The utilitarian argument that feminism is better advanced by Biden than by Trump is easy to grasp. Less straightforward is the utilitarian case for proclaiming “I believe Reade” while also declaring “I’m voting for Joe Biden anyway.” What is the utility to sexual-assault survivors of declaring “I believe Reade” and that her alleged attacker should not be held accountable?

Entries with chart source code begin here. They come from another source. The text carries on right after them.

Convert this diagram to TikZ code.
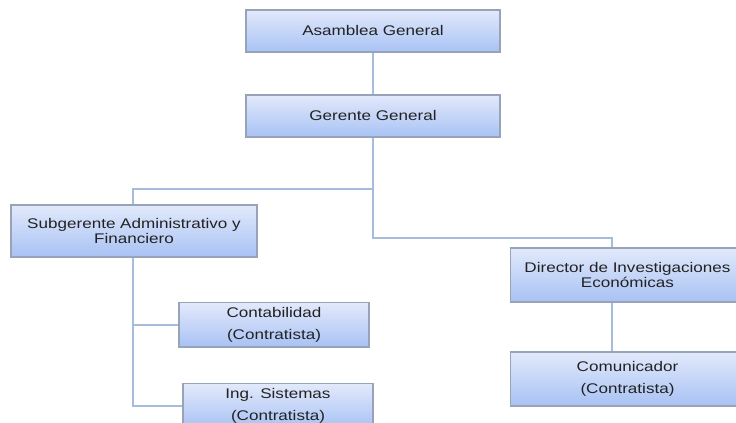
\documentclass[tikz,border=0pt]{standalone}
\usepackage{fontspec}
\setmainfont{Liberation Sans}[FakeStretch=1.22]
\usepackage{tikz}
\usetikzlibrary{shadows}
\usepackage{xcolor}
\definecolor{boxtop}{HTML}{E2E9FB}
\definecolor{boxbot}{HTML}{A8C2F4}
\definecolor{boxline}{HTML}{97A3B6}
\definecolor{linkline}{HTML}{A6BCDA}
\definecolor{txt}{HTML}{222222}
\tikzset{
	block/.style={draw=boxline, line width=0.8pt, top color=boxtop, bottom color=boxbot,
		align=center, text=txt, font=\fontsize{10.5}{11.6}\selectfont,
		drop shadow={shadow xshift=0.9pt, shadow yshift=-0.9pt, fill=black!40, opacity=0.55}},
	link/.style={draw=linkline, line width=0.9pt}
}

\begin{document}
\begin{tikzpicture}[x=0.75pt, y=-0.75pt]
		\useasboundingbox (0,0) rectangle (736,423);
		\fill[white] (0,0) rectangle (736,423);
		
		\node[block, minimum width=190.5pt, minimum height=31.5pt] (asamblea) at (373,31) {Asamblea General};
		\node[block, minimum width=190.5pt, minimum height=31.5pt] (gerente) at (373,116) {Gerente General};
		
		\node[block, minimum width=184.5pt, minimum height=39pt] (subgerente) at (134,231) {Subgerente Administrativo y\\Financiero};
		\node[block, minimum width=142.5pt, minimum height=33pt] (contabilidad) at (274,325) {Contabilidad\\[5pt](Contratista)};
		\node[block, minimum width=142.5pt, minimum height=33pt] (sistemas) at (278,406) {Ing. Sistemas\\[5pt](Contratista)};
		
		\node[block, minimum width=176pt, minimum height=40.5pt] (director) at (627.5,275) {Director de Investigaciones\\Económicas};
		\node[block, minimum width=176pt, minimum height=40.5pt] (comunicador) at (627.5,379) {Comunicador\\[5pt](Contratista)};
		
		\coordinate (subjoin) at (133,189);
		\coordinate (dirjoin) at (612,238);
		
		\draw[link] (asamblea.south) -- (gerente.north);
		\draw[link] (gerente.south) |- (subjoin) -- (subjoin |- subgerente.north);
		\draw[link] (gerente.south) |- (dirjoin) -- (dirjoin |- director.north);
		\draw[link] (dirjoin |- director.south) -- (dirjoin |- comunicador.north);
		\draw[link] (subjoin |- subgerente.south) |- (contabilidad.west);
		\draw[link] (subjoin |- subgerente.south) |- (sistemas.west);
\end{tikzpicture}
\end{document}
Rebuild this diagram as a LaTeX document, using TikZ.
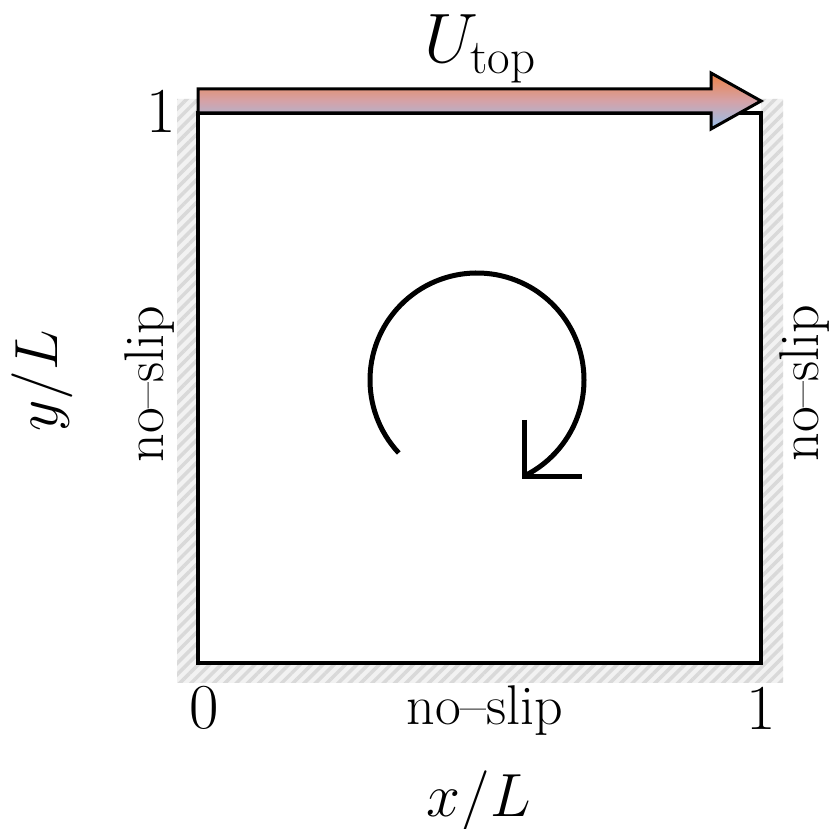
\RequirePackage{fix-cm}
\documentclass[tikz,border=0pt]{standalone}
\usetikzlibrary{patterns.meta}
\definecolor{arrtop}{RGB}{238,130,70}
\definecolor{arrmid}{RGB}{212,162,168}
\definecolor{arrbot}{RGB}{150,192,236}
\tikzset{
  hatchwall/.style={fill=black!5, postaction={pattern={Lines[angle=45,distance=8pt,line width=3.5pt]}, pattern color=black!15}},
  boxline/.style={line width=4pt},
  velarrow/.style={line width=3pt, line join=miter, top color=arrtop, bottom color=arrbot, middle color=arrmid, draw=black},
  swirl/.style={line width=5pt},
  ticklab/.style={font=\fontsize{64}{70}\selectfont, inner sep=0pt},
  axlab/.style={font=\fontsize{61}{66}\selectfont, inner sep=0pt},
  lidlab/.style={font=\fontsize{70}{76}\selectfont, inner sep=0pt},
  wallab/.style={font=\fontsize{56}{62}\selectfont, inner sep=0pt},
}
\begin{document}
\begin{tikzpicture}[x=1pt,y=1pt]
\useasboundingbox (0,0) rectangle (833,829);
% hatched walls
\path[hatchwall] (177,730) -- (177,146) -- (783,146) -- (783,730) -- (761,730) -- (761,166) -- (198,166) -- (198,730) -- cycle;
% cavity
\draw[boxline] (198,166) rectangle (761,716);
% lid velocity arrow
\draw[velarrow] (198,716) -- (198,740) -- (711,740) -- (711,756) -- (761,728) -- (711,700) -- (711,716) -- cycle;
% recirculation
\draw[swirl] (477,449) ++(223:107) arc[start angle=223, end angle=-63, radius=107];
\coordinate (tip) at (524,352);
\draw[swirl, line join=miter] (524,409) -- (tip) -- (582,352);
% labels
\node[lidlab, anchor=base] (utop) at (480,766) {$U_{\mathrm{top}}$};
\node[ticklab] (y1) at (161,718) {1};
\node[ticklab] (x0) at (204,121) {0};
\node[ticklab] (x1) at (761,121) {1};
\node[wallab, anchor=base] (nsb) at (485,104) {no–slip};
\node[wallab, anchor=base, rotate=90] (nsl) at (163,445) {no–slip};
\node[wallab, anchor=base, rotate=90] (nsr) at (818,446) {no–slip};
\node[axlab, anchor=base] (xl) at (479,12) {$x/L$};
\node[axlab, anchor=base, rotate=90] (yl) at (57,448) {$y/L$};
\end{tikzpicture}
\end{document}
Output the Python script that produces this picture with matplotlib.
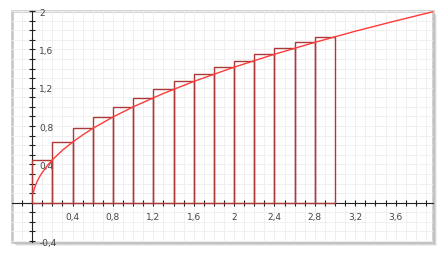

Consider this alternative: Biden is a better choice than Trump, regardless of the merits of the allegation against him, so I won’t subject anyone involved to my fallible judgments on the matter. That formulation doesn’t require feminists to sacrifice Reade or any feminist political goals. In New York magazine, Rebecca Traister wrote that the woman Biden picks to be his vice-presidential candidate “will be forced to answer—over and over again—for Biden’s treatment of other women, including the serious allegations of assault leveled by Tara Reade.” This would not be the case under norms that allowed third parties to have no opinion about what no one can know.

“Believe all women” was always a flawed #MeToo slogan. The impetus for it was understandable: A sordid history of reflexively disbelieving most women had to be overcome. And “Don’t reflexively disbelieve women; diligently investigate their claims” isn’t very catchy. But the diligent investigation of claims and an absence of stigma or vilification is what accusers require from the public sphere, not masses of people taking to social media to proclaim, “I believe.”

If you’re anguishing over Reade’s allegation or any other, stop and give yourself a break. You won’t do any harm, as you might if you unwittingly spoke out on behalf of the wrong party. You probably wouldn’t do any good even if, after much anguish, you happened to side with the right party. And if you want to help those harmed by predators, there are lots of surer approaches.